It’s officially happening: the Long Beach Amphitheater—think Greek Theatre in scale, Hollywood Bowl in aesthetic—is moving forward after securing its final approval from the Planning Commission. And with it, it will bring Mötley Crüe as its inaugural act. The famed 80s rock band will bring back their “Carnival of Sins” tour of 2005, which had a documentary attached and is largely considered the band’s greatest hits tour.
“Bringing back the spirit of Carnival of Sins has been a blast, and we wanted to take it even further for its 20th anniversary,” Motley Crue said in a statement, noting the tour will begin in Pennsylvania and end in Washington. “This new show is for the Crueheads who’ve been with us through it all and for the new Crueheads who didn’t get to experience Carnival of Sins last time around. Get ready — we’re coming your way and we can’t wait to see you next summer.”

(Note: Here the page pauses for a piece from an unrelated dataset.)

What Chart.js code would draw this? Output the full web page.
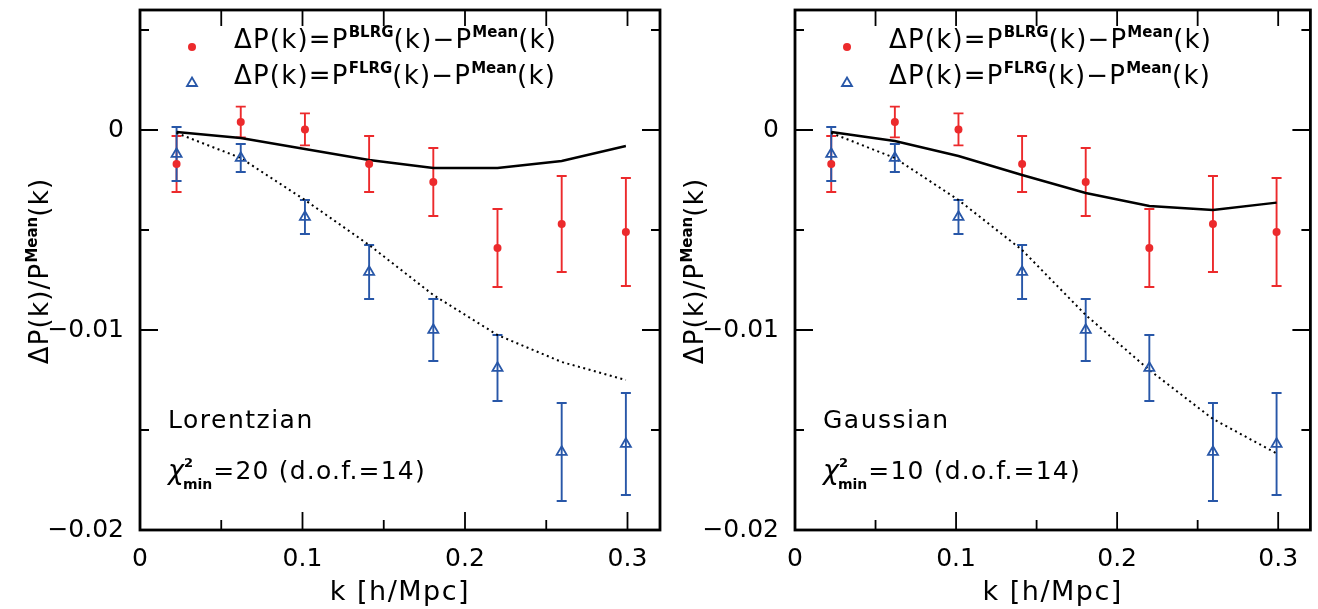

Sitting beside the Queen Mary with the Downtown skyline as its backdrop, the venue promises a distinctly Long Beach sense of place while drawing a broader pool of touring artists. With approvals now locked, construction is slated to finish in 2026, with concerts beginning shortly after—a modest delay from the mayor’s once-ambitious projection of opening this fall.

What is the Long Beach Amphitheater?
“This facility will become a centerpiece for live performances with 10,000 to 12,000 seats,” Mayor Rex Richardson said during his State of the City address earlier this year. “It will offer unforgettable experiences for residents and visitors. And it will support our local small restaurants. Our shops. Our businesses. All these entities will benefit from increased foot traffic before and after major concerts.”
That optimism now has financial backing: the City Council approved a $16.5M package for construction and operations this week. The plan includes $1.5M for ASM Global—acquired by Legends in 2023 and now one of the world’s largest venue operators—who will run the amphitheater for $300,000 annually during the first five years of a renewable contract. ASM already oversees the Convention Center and Arena, and the Long Beach Amphitheater will join more than 400 venues in its national portfolio. Operating profits will return to the City, along with revenue shares from concessions, catering, suites, sponsorships, and potential naming rights.
Early projections estimate $8M in revenue (and nearly $1M in gross profit) during year one, climbing to $12.2M in revenue and $2.9M in gross profit by year five.



A real need for live music—and a real moment for Long Beach
The proposal arrives at a time when Southern California’s outdoor concert landscape is shifting. Irvine famously torpedoed Live Nation’s proposed amphitheater in 2023 after hours of public pushback over noise concerns. San Pedro’s enormous West Harbor project floated its own Hollywood Bowl-style venue, but progress on even its core development has lagged. And closer to home, after Goldenvoice left the Queen Mary grounds post-pandemic—following a run of standout festivals—the region has been searching for its next major outdoor music anchor despite Insomniac taking over electronic events on the site.
Long Beach has learned the hard way that major music venues don’t simply materialize. Look at The Vault: the Pine Avenue space once drew the B-52s, Flogging Molly, Ghostface Killah, and more. Promised as a revived music hub, it was instead sold to a church. That loss has lingered.